"""
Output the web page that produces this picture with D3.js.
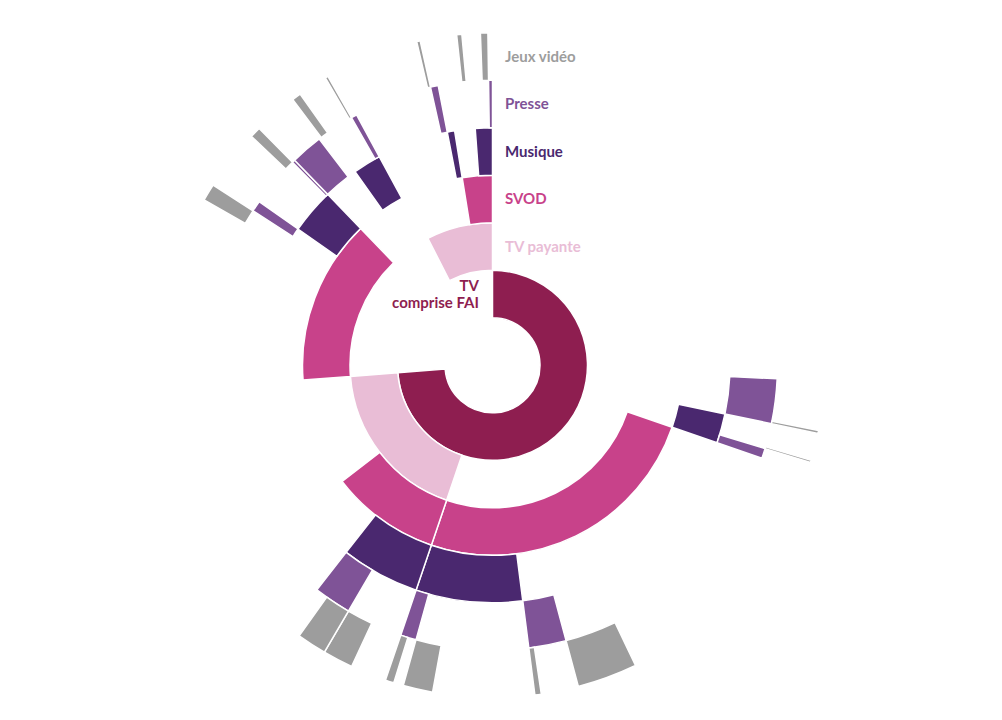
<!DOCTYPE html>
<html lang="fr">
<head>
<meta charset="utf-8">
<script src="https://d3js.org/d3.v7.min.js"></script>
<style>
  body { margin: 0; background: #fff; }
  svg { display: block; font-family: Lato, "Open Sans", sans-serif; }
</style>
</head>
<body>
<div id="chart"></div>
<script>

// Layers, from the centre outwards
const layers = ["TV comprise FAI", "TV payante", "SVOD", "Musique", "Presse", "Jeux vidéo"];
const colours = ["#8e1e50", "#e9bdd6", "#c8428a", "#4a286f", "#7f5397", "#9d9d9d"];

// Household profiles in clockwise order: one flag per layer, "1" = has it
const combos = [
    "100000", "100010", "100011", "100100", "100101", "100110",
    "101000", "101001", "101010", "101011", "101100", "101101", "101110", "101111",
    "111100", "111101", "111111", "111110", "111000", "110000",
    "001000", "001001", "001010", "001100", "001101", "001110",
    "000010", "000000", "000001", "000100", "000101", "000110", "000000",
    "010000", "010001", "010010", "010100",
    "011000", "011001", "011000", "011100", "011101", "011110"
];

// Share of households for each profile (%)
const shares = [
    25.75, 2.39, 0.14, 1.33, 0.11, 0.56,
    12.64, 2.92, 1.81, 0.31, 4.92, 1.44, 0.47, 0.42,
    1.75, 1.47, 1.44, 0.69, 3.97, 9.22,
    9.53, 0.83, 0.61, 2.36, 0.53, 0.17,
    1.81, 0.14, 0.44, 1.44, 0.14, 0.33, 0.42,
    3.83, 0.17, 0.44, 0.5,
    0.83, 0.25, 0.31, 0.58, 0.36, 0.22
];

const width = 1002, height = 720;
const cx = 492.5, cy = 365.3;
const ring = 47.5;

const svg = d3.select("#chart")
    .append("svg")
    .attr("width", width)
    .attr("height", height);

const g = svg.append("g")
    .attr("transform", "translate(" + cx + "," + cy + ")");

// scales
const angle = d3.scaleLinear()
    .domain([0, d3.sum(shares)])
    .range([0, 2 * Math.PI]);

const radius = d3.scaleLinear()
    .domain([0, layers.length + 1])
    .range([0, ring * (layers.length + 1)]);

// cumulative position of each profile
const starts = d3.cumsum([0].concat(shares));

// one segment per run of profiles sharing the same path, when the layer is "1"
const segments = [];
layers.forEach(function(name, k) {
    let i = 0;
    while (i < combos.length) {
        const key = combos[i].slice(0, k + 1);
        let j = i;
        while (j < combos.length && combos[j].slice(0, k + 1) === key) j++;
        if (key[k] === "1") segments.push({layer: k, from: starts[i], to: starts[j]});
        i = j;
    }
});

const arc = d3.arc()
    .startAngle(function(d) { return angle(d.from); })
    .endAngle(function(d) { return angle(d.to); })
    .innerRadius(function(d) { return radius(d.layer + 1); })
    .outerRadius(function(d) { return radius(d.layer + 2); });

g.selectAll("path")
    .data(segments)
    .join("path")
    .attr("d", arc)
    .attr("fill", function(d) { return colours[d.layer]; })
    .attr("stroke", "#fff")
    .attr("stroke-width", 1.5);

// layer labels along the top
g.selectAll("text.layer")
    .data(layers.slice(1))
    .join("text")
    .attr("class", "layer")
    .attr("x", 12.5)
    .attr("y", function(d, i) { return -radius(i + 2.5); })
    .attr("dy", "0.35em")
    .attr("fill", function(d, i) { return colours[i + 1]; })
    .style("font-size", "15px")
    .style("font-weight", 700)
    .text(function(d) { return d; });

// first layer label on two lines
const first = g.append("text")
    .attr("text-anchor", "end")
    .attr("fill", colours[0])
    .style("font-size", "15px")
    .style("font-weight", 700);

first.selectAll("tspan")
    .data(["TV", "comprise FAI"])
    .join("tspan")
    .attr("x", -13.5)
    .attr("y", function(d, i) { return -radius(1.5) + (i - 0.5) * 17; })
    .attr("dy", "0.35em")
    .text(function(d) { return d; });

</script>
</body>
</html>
"""
Exercise directions -> Copy every line of the data word for word, omitting the images.

Exercise response ->
Output the web page that produces this picture with D3.js.
<!DOCTYPE html>
<html lang="fr">
<head>
<meta charset="utf-8">
<script src="https://d3js.org/d3.v7.min.js"></script>
<style>
  body { margin: 0; background: #fff; }
  svg { display: block; font-family: Lato, "Open Sans", sans-serif; }
</style>
</head>
<body>
<div id="chart"></div>
<script>

// Layers, from the centre outwards
const layers = ["TV comprise FAI", "TV payante", "SVOD", "Musique", "Presse", "Jeux vidéo"];
const colours = ["#8e1e50", "#e9bdd6", "#c8428a", "#4a286f", "#7f5397", "#9d9d9d"];

// Household profiles in clockwise order: one flag per layer, "1" = has it
const combos = [
    "100000", "100010", "100011", "100100", "100101", "100110",
    "101000", "101001", "101010", "101011", "101100", "101101", "101110", "101111",
    "111100", "111101", "111111", "111110", "111000", "110000",
    "001000", "001001", "001010", "001100", "001101", "001110",
    "000010", "000000", "000001", "000100", "000101", "000110", "000000",
    "010000", "010001", "010010", "010100",
    "011000", "011001", "011000", "011100", "011101", "011110"
];

// Share of households for each profile (%)
const shares = [
    25.75, 2.39, 0.14, 1.33, 0.11, 0.56,
    12.64, 2.92, 1.81, 0.31, 4.92, 1.44, 0.47, 0.42,
    1.75, 1.47, 1.44, 0.69, 3.97, 9.22,
    9.53, 0.83, 0.61, 2.36, 0.53, 0.17,
    1.81, 0.14, 0.44, 1.44, 0.14, 0.33, 0.42,
    3.83, 0.17, 0.44, 0.5,
    0.83, 0.25, 0.31, 0.58, 0.36, 0.22
];

const width = 1002, height = 720;
const cx = 492.5, cy = 365.3;
const ring = 47.5;

const svg = d3.select("#chart")
    .append("svg")
    .attr("width", width)
    .attr("height", height);

const g = svg.append("g")
    .attr("transform", "translate(" + cx + "," + cy + ")");

// scales
const angle = d3.scaleLinear()
    .domain([0, d3.sum(shares)])
    .range([0, 2 * Math.PI]);

const radius = d3.scaleLinear()
    .domain([0, layers.length + 1])
    .range([0, ring * (layers.length + 1)]);

// cumulative position of each profile
const starts = d3.cumsum([0].concat(shares));

// one segment per run of profiles sharing the same path, when the layer is "1"
const segments = [];
layers.forEach(function(name, k) {
    let i = 0;
    while (i < combos.length) {
        const key = combos[i].slice(0, k + 1);
        let j = i;
        while (j < combos.length && combos[j].slice(0, k + 1) === key) j++;
        if (key[k] === "1") segments.push({layer: k, from: starts[i], to: starts[j]});
        i = j;
    }
});

const arc = d3.arc()
    .startAngle(function(d) { return angle(d.from); })
    .endAngle(function(d) { return angle(d.to); })
    .innerRadius(function(d) { return radius(d.layer + 1); })
    .outerRadius(function(d) { return radius(d.layer + 2); });

g.selectAll("path")
    .data(segments)
    .join("path")
    .attr("d", arc)
    .attr("fill", function(d) { return colours[d.layer]; })
    .attr("stroke", "#fff")
    .attr("stroke-width", 1.5);

// layer labels along the top
g.selectAll("text.layer")
    .data(layers.slice(1))
    .join("text")
    .attr("class", "layer")
    .attr("x", 12.5)
    .attr("y", function(d, i) { return -radius(i + 2.5); })
    .attr("dy", "0.35em")
    .attr("fill", function(d, i) { return colours[i + 1]; })
    .style("font-size", "15px")
    .style("font-weight", 700)
    .text(function(d) { return d; });

// first layer label on two lines
const first = g.append("text")
    .attr("text-anchor", "end")
    .attr("fill", colours[0])
    .style("font-size", "15px")
    .style("font-weight", 700);

first.selectAll("tspan")
    .data(["TV", "comprise FAI"])
    .join("tspan")
    .attr("x", -13.5)
    .attr("y", function(d, i) { return -radius(1.5) + (i - 0.5) * 17; })
    .attr("dy", "0.35em")
    .text(function(d) { return d; });

</script>
</body>
</html>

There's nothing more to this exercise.